OTHER SUBSTANTIVE ISSUES



The PDD indicates that as drafted, HB903 is unconstitutional on its face. It provides almost identical disposition for defendants with mental retardation who are found incompetent to stand trial as defendants with mental illness with certain notable and problematic exceptions in procedural requirements.



The proposed bill provides commitment criteria that is less stringent and release criteria that is more stringent for defendants with mental retardation than for all other defendants similarly situated. All other defendants (without a diagnosis of mental retardation) must first be found incompetent to stand trial, without a substantial probability of attaining competency within a reasonable period of time. They also must be found to meet the higher standard of dangerousness under 31-9-1.2(D)("if released, defendant presents serious threat of inflicting great bodily harm on another or of committing criminal sexual penetration or criminal sexual contact of a minor") to be criminally committed.

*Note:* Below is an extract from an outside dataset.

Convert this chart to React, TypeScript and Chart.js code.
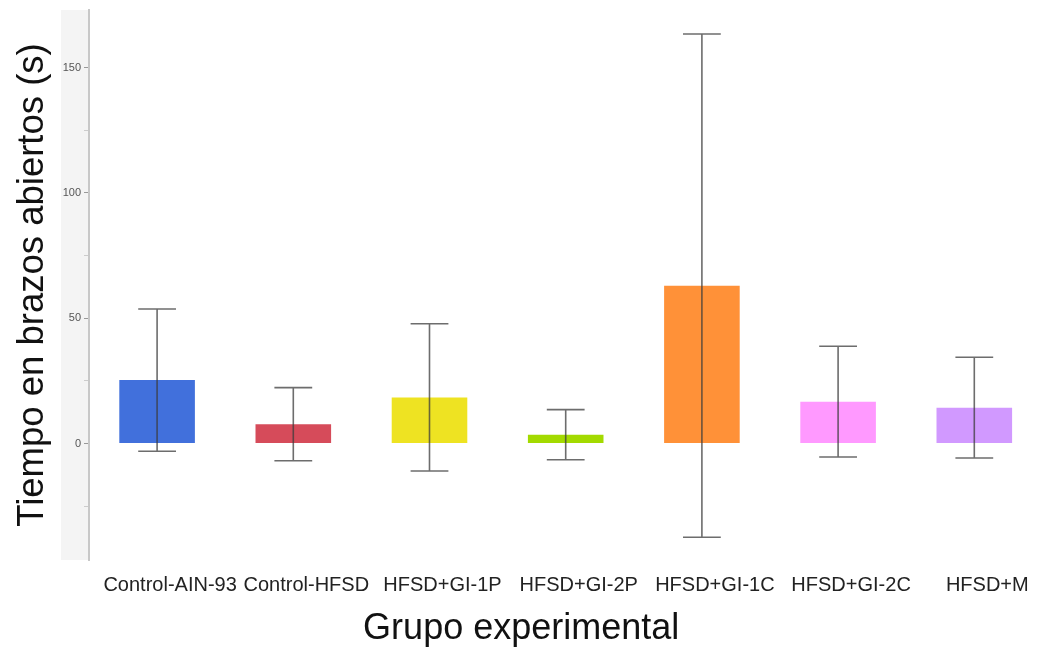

HB903does not require a finding that there is not a substantial probability of attaining competency within a reasonable period of time. More problematic, it requires a lesser standard of dangerousness, defined only as "dangerous to himself or others." This standard is less stringent than required for civil commitment ("likelihood of serious harm to self or others"). Further the bill does not provide the requisite standard for this finding. Given the nature of this particular disability, it is unlikely that individuals who would fall under this section would ever attain competency. Therefore, the only way to be released would be to overcome the "dangerous" definition. Given how broad the definition is, it is unlikely that anyone would be able to prove otherwise. The bill also fails to provide any remedy for failure of the court to provide regular review hearings. Thus, this bill sets up procedures for permanent institutionalization for individuals with mental retardation.



HB903 is inconsistent with the least drastic means principle by mandating commitment in a secure, locked facility upon a finding by clear and convincing evidence that the defendant committed the crime.